## Dataset section
* START *

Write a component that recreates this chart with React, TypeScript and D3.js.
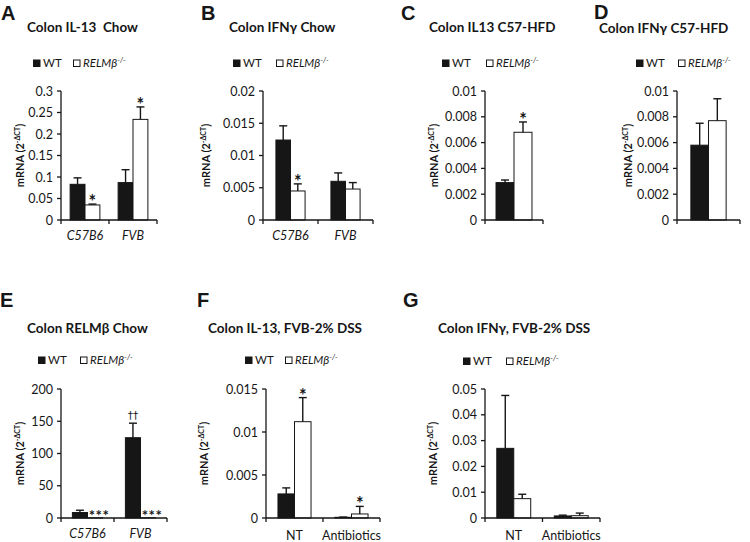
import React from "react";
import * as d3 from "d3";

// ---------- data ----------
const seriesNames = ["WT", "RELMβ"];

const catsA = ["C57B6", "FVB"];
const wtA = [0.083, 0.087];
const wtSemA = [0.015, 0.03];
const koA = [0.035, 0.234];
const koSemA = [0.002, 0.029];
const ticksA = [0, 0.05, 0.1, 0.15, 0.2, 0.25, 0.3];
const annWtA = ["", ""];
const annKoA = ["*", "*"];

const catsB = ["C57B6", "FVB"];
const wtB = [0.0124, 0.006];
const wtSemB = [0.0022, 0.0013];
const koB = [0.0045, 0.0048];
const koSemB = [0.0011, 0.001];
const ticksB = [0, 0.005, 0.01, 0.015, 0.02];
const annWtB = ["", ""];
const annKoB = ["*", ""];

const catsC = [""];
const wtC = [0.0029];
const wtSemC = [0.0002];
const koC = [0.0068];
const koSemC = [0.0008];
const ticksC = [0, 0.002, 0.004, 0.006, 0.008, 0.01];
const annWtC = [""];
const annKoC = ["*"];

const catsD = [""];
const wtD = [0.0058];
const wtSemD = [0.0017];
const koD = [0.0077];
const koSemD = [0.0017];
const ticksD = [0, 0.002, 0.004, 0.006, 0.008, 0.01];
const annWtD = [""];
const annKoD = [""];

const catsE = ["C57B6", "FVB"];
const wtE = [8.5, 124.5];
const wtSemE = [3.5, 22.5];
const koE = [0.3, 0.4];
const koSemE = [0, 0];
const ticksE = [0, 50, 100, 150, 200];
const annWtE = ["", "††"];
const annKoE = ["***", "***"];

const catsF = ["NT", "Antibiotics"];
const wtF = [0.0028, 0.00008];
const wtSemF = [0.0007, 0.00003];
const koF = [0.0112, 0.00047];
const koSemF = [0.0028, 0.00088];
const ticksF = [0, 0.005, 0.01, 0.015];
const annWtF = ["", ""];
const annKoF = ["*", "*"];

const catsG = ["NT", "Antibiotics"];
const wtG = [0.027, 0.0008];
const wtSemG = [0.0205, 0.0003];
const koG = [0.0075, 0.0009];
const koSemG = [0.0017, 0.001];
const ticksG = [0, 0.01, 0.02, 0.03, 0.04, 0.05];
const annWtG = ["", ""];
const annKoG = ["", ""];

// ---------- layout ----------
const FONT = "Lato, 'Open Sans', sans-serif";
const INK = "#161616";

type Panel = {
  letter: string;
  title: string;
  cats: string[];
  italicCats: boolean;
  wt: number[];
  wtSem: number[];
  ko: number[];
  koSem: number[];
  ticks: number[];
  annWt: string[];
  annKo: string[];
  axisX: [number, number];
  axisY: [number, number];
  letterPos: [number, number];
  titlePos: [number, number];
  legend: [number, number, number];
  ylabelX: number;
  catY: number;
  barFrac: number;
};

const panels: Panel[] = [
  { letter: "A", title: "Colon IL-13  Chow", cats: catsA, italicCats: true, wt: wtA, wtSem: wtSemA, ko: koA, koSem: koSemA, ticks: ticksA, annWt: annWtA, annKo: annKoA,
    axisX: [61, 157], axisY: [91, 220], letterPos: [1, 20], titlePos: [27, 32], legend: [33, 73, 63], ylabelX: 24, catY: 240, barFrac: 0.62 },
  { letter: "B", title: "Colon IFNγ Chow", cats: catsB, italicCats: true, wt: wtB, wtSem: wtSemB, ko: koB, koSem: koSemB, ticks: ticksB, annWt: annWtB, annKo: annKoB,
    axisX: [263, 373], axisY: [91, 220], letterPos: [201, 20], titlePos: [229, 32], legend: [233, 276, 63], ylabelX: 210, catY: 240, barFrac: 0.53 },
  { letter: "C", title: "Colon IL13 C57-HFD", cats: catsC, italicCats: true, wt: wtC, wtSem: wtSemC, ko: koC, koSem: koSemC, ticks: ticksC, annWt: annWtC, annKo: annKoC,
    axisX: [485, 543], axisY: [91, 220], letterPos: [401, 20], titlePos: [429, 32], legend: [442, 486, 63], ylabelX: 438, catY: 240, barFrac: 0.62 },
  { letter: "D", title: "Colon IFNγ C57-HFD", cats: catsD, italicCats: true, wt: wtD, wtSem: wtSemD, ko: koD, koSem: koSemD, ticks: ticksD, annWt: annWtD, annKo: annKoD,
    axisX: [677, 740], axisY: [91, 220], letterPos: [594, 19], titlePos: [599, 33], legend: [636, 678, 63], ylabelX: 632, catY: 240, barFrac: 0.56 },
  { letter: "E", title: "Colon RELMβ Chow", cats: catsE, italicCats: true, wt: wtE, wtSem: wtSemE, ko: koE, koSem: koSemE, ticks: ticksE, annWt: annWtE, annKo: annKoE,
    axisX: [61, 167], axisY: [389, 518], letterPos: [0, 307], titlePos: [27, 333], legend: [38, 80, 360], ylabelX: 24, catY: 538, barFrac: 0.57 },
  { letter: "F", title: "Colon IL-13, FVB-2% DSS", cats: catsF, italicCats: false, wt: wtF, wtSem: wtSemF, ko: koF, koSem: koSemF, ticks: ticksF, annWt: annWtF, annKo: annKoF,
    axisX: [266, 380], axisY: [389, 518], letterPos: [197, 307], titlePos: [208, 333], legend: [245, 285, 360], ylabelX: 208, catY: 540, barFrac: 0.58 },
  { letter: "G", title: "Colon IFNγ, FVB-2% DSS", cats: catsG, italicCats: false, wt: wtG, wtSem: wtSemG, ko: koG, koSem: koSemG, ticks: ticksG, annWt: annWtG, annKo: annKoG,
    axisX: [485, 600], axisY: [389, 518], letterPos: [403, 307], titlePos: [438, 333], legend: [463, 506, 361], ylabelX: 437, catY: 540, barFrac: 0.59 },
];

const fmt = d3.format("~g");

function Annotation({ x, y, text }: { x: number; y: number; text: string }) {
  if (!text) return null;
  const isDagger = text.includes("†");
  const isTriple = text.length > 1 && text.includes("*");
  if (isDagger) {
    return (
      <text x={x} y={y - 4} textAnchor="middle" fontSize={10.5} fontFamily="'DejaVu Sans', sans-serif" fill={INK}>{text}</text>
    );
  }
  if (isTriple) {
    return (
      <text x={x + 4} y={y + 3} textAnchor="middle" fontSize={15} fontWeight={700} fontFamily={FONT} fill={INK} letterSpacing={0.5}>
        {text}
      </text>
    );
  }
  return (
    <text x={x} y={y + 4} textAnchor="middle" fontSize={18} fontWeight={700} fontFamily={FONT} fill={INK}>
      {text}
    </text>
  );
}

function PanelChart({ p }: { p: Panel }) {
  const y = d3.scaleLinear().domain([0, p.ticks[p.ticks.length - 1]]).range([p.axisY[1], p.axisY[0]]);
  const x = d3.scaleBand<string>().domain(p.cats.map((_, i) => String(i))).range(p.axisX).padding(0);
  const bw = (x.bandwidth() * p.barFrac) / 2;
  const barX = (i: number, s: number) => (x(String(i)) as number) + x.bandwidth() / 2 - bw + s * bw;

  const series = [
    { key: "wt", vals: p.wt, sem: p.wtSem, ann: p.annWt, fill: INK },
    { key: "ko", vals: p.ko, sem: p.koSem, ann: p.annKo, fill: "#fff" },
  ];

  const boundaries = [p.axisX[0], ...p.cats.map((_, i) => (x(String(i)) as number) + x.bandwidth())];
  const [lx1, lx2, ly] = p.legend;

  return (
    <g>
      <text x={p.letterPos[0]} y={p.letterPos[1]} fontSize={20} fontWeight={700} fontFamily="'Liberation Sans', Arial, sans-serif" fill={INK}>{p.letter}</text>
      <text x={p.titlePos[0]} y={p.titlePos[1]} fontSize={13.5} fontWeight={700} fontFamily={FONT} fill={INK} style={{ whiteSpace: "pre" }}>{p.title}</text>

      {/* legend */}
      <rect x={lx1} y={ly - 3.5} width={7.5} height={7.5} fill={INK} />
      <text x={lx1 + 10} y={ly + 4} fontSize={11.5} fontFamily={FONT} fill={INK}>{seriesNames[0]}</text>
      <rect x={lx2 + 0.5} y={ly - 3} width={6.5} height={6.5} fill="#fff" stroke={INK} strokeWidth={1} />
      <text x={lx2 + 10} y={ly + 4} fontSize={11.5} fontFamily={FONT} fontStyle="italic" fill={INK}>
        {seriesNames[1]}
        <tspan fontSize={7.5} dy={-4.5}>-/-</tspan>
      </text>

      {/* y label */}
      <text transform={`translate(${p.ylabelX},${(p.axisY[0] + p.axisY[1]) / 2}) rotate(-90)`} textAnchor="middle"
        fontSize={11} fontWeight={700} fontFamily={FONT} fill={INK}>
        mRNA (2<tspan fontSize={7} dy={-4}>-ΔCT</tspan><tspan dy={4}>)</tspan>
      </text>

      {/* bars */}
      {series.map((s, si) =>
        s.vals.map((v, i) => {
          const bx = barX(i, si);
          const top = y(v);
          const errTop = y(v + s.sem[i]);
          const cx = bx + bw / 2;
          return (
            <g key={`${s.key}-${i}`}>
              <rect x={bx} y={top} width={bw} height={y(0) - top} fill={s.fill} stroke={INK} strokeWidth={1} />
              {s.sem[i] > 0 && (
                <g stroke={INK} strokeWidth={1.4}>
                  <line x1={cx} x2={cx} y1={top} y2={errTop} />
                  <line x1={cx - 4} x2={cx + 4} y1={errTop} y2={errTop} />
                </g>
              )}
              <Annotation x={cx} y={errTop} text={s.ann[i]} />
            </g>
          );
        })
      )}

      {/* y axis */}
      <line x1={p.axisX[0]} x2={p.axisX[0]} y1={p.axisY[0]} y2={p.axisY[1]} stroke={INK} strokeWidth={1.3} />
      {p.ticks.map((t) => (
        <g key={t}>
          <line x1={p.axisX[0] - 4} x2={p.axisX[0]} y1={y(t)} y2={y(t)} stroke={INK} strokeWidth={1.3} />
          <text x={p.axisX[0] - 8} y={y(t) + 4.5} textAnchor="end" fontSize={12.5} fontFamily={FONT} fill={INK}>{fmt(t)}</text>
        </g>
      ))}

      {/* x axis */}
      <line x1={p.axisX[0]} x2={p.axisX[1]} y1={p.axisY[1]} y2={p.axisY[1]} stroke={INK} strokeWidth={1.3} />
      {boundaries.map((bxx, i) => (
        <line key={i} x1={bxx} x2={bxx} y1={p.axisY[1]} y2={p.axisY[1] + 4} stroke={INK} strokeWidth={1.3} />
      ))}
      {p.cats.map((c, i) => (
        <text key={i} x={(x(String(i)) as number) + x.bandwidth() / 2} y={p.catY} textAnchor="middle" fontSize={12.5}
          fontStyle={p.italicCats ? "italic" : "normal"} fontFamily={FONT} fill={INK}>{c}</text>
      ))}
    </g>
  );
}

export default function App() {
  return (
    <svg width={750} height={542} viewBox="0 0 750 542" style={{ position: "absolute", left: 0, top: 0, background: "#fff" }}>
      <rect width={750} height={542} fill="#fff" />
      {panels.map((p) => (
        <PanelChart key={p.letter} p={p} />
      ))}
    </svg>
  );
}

* END *

Search the lines for the string "React" and copy every line that has it.

## Reply
Write a component that recreates this chart with React, TypeScript and D3.js.
import React from "react";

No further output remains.